Andrew Currie’s debut film arrives with the promising caption ‘the most frightening and beautiful place is the human heart’. When the film opens with rough-shaven Derek Ridley Michael Riley) picking up his son Will (Connor Widdows) after school, it soon becomes apparent that he is abducting his kid from estranged wife, Allison (Sabrina Grdevich).

The tale of abduction is a hot subject with failed marriages occurring ever so often with desperate and often hostile spouses over eager to shower their love on their kids. But Currie and scriptwriter Michael Melski give father Derek a kinder and more humane disposition, (at least initially), not an ugly or violent one, as would probably turn out in a Hollywood movie. Derek wants the best for Will and for wife Allison, whom he still loves a little too adoringly. In fact, he wants the family back to normal. The viewer is therefore set up to anticipate an honest, intelligent and even moving film with fresh performances.
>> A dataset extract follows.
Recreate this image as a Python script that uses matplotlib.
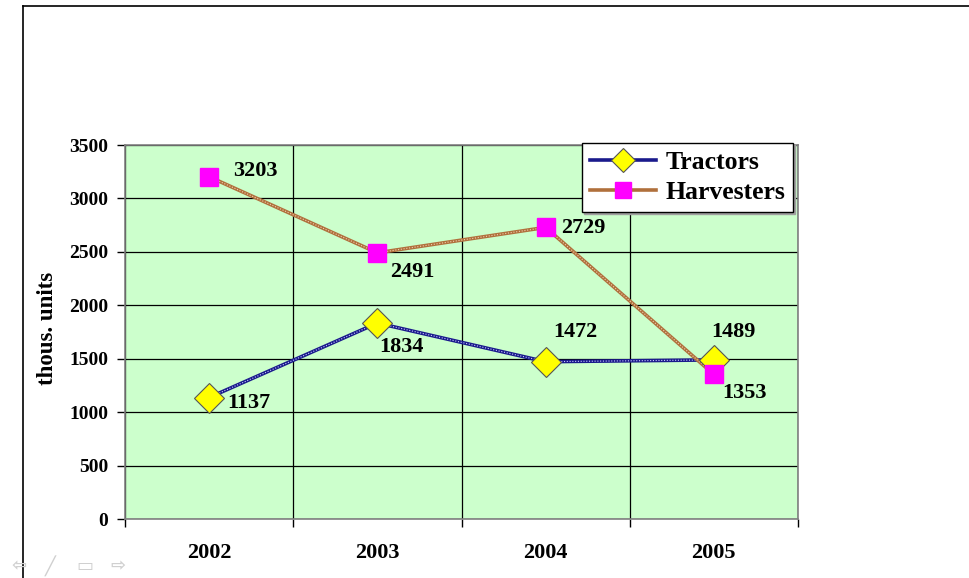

Currie’s film attempts the task nobly. The film switches between the current road trip to the Rocky Mountains – father is taking his son to a wilderness utopia – and flashbacks of cordial family gatherings. The flashbacks reveal the marriage breakdown as Derek’s emotional stability falters. The handheld camera jitters about just as much as Derek is unsure of how he can make things right. At one point, he secretly breaks into and bugs his son’s room in order to watch him on video, a feeble and illegal attempt at remaining close to his separated son. The underlying reasons for the breakup, however, are not satisfactorily explained. If Derek loves his family that much, why then would Allison leave him? The other man in Allison’s wife appears to be a carbon-copy of Derek. As a result, the father-son relationship turns out to be more interesting, primarily because of the incremental deterioration of the father’s emotional fragility. Here, Derek grows desperate and occasionally violent when things do not work out as expected. The flashbacks also reveal this other nature and the script is at least cautious enough to have the revelation occur after each current incident.

It is here that the film starts getting into trouble. It lies too much on incidents – and there is a lack of them. Derek’s background is hastily sketched – the only scene giving a hint of his vocation being the one set in the car where he talks to his supervisor. From what is assumed, Derek is in a rut with a working class job. Yet, he somehow manages to rent an apartment for himself after the breakup, leaving the rather elaborate house to his wife.

If Riley’s performance lacks range or subtlety, it is due to the script’s limitations. Riley’s character registers anger, desperation and hopelessness but during the scenes when Derek is supposed to inflict fear on the boy – he comes across more of a hapless fool. Shaving with a bare razor and cutting his face is an instance where the scene could swing both ways. Widdows, as the boy, does an all right job as the wide-eyed innocent boy caught entangled in the mess.

Currie’s film builds to an emotional climax in terms of the father and son relationship. The slight twist in the plot at the end does not follow the natural flow of incidents. At best the viewer is left with illustrations of the beauty and fears that come from the human heart. If only Currie and Melski could reveal some darker truths, the film would have turned out to be more intelligent and moving besides just being plain honest.